Europe needs to up the pressure and terminate its refugee deal with Ankara, especially since the bloc only showed “concern” that Turkey arrested a number of Kurdish mayors this week, urges MEP Martina Michels in interview with EURACTIV Germany.
Martina Michels is an MEP with the GUE/NGL group, representing Die Linke at a national level. She is a substitute on the European Parliament’s delegation to the EU-Turkey Joint Parliamentary Committee.
Michels spoke to euractiv.de’s Nicole Sagener.
After the arrest of Kurdish mayors Gültan Kisanak and Firat Anli in Diyarbakır, a Turkish prosecutor denied them access to legal representation for five days. Has contact been made now though?
To my knowledge, there is currently no chance to visit Kisanak or Anli and there is no information available about their current situation. Despite fierce protests, there is still a ban on visitation. During my last visit to Turkey, I found Gültan Kisanak to be hugely professional and dedicated politician, who always stressed the importance of peaceful reconciliation. In Ankara, she has had to testify before a committee of inquiry against charges of having contact with the Gülen movement and being a PKK member. She said that if the military coup had succeeded, then today she would not be alive. Clearly, she is far detached from the Gülen movement.
Turkey is a member of the Council of Europe. But beyond the concerns raised by Federica Mogherini and Johannes Hahn, the EU has held back…
The European Council is one of the bodies, along with the Commission, that has the chance to exert pressure. Current events will be on the next Council session. Its members want to adopt a resolution and may even go against the Ankara court.

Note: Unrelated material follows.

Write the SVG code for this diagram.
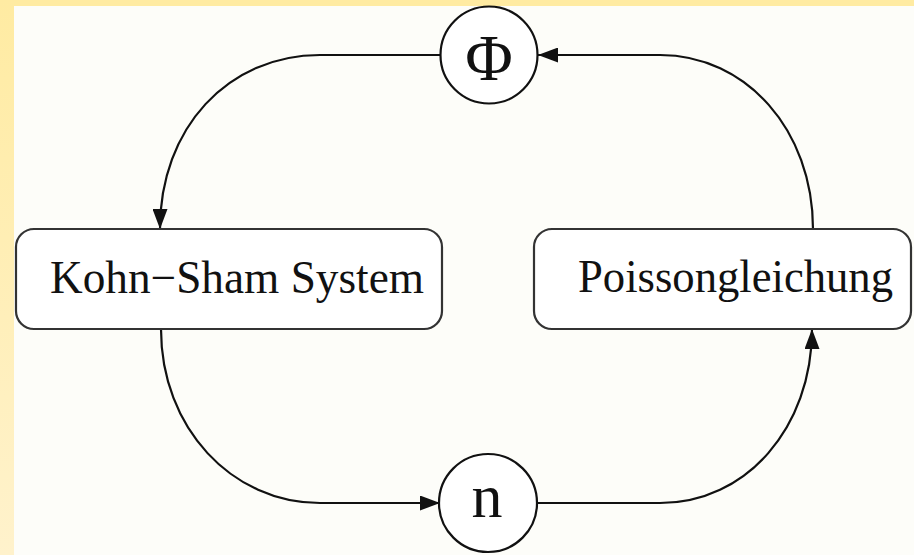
<svg xmlns="http://www.w3.org/2000/svg" width="914" height="555" viewBox="0 0 914 555">
  <defs>
    <linearGradient id="sideband" x1="0" y1="0" x2="0" y2="1">
      <stop offset="0" stop-color="#FFEBA2"/>
      <stop offset="1" stop-color="#FFF2CC"/>
    </linearGradient>
    <marker id="arrow" viewBox="0 0 20 15" refX="20" refY="7.5" markerWidth="20" markerHeight="15" markerUnits="userSpaceOnUse" orient="auto">
      <path d="M0,0 L20,7.5 L0,15 Z" fill="#111"/>
    </marker>
    <style>
      .box { fill: #FFFFFF; stroke: #333; stroke-width: 2.2; }
      .node { fill: #FFFFFF; stroke: #111; stroke-width: 2.2; }
      .label { font-family: "Liberation Serif", "Times New Roman", serif; fill: #111; }
      .edge { fill: none; stroke: #111; stroke-width: 2.2; marker-end: url(#arrow); }
    </style>
  </defs>

  <!-- page background with coloured margins -->
  <rect x="0" y="0" width="914" height="555" fill="#FDFDF9"/>
  <rect x="0" y="0" width="914" height="6" fill="#FFEBA2"/>
  <rect x="0" y="0" width="14" height="555" fill="url(#sideband)"/>

  <!-- connectors -->
  <g id="connectors">
    <!-- Phi -> Kohn-Sham -->
    <path class="edge" d="M440,55 L320,55 C228,55 160,128 160,229"/>
    <!-- Kohn-Sham -> n -->
    <path class="edge" d="M161,329 C161,428 232,503 320,503 L440,503"/>
    <!-- n -> Poisson -->
    <path class="edge" d="M538,503 L660,503 C746,503 812,428 812,329"/>
    <!-- Poisson -> Phi -->
    <path class="edge" d="M813,229 C813,130 746,55 660,55 L538,55"/>
  </g>

  <g id="phi">
    <circle class="node" cx="489" cy="55" r="48.5"/>
    <text class="label" x="489" y="80" font-size="65" text-anchor="middle">Φ</text>
  </g>

  <g id="kohn-sham">
    <rect class="box" x="16" y="229" width="426" height="100" rx="18"/>
    <text class="label" x="50" y="293" font-size="46" textLength="374" lengthAdjust="spacingAndGlyphs">Kohn−Sham System</text>
  </g>

  <g id="poisson">
    <rect class="box" x="534" y="229" width="377" height="100" rx="18"/>
    <text class="label" x="578" y="292" font-size="46" textLength="315" lengthAdjust="spacingAndGlyphs">Poissongleichung</text>
  </g>

  <g id="n">
    <circle class="node" cx="488" cy="503" r="49"/>
    <text class="label" x="487" y="517" font-size="62" text-anchor="middle">n</text>
  </g>
</svg>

You have called on the federal government to end its “premium partnership” with Erdoğan, as well as the EU-Turkey deal. What would happen to the affected refugees?
As long as we are dealing with Erdoğan in this way, pressure cannot be exerted. So long as Angela Merkel keeps visiting Ankara and accepting the imperial ambitions of a dictator, Erdoğan is going to keep doing as he pleases. If Turkey is going to be a key partner of the EU, as Merkel says, then it needs to be understood as being a two-way street. We are complicit in whatever happens in Turkey.
What should Merkel do differently then?
If the EU-Turkey deal were terminated, then millions of refugees aren’t going to suddenly flood into Europe. The fact that fewer and fewer refugees are making it to Germany has less to do with the Turkey deal and more to do with the internal controls within Schengen and the resurfacing of border fences. I agree with Angela Merkel in that she is right that the refugee crisis can only be solved at a European level. But it’s regrettable that she doesn’t take a more active role. She has a responsibility to prove herself as a true European and to go to the Council, meet with her European counterparts, and make them back down. Instead, as the Jan Böhmermann and the Armenian resolution show, she’s pouring more oil on the fire.
And apart from the German government?
The pandering to leaders like Viktor Orbán shows the alarming state of the EU. Orbán is a member of the European conservatives, but I see no efforts from the party committees to engage in any kind of dialogue. There’s no summit on seeking a pan-European solution, in order to exert pressue on the Council.
In Diyarbakır and other cities in Turkey’s east, internet access is currently unavailable. Freedom of speech and the press are being eroded. Your group has tabled its own resolution on the situation facing Turkish journalists.
All groups in the Parliament yesterday (27 October) agreed that the restrictions on freedom of speech and the press are totally unacceptable and we called on the Council and the High Representative to outlaw these restrictions. Basically, the negotiations on visa liberalisation are the Parliament’s only bargaining chip. The immediate release of these politicians is a prerequisite for further talks, in our opinion.
The majority Kurdish south-east hasn’t found the peace that was promised when a ceasefire between the PKK and the Turkish army was brokered in July 2015. Since then, it has been claimed that more than 600 members of the Turkish security forces have been killed, along with more than 7,000 PKK fighters. What has to be done for a real ceasefire to take effect?
I don’t think that Erdoğan’s real objective is to negotiate a ceasefire with the PKK. After the attacks in Ankara last year left more than 100 people dead, targeting a demonstration attended by the pro-Kurdish HDP party, the situation has become catastrophic. The army clearly provoked things. At the funeral of a HDP candidate who was killed in the bombing, the Turkish army did a low-level fly-by over a crowd of thousands in Diyarbakır.
The question is: Does Erdoğan even want a ceasefire? In this cycle of violence, only international pressure is going to return things to normality.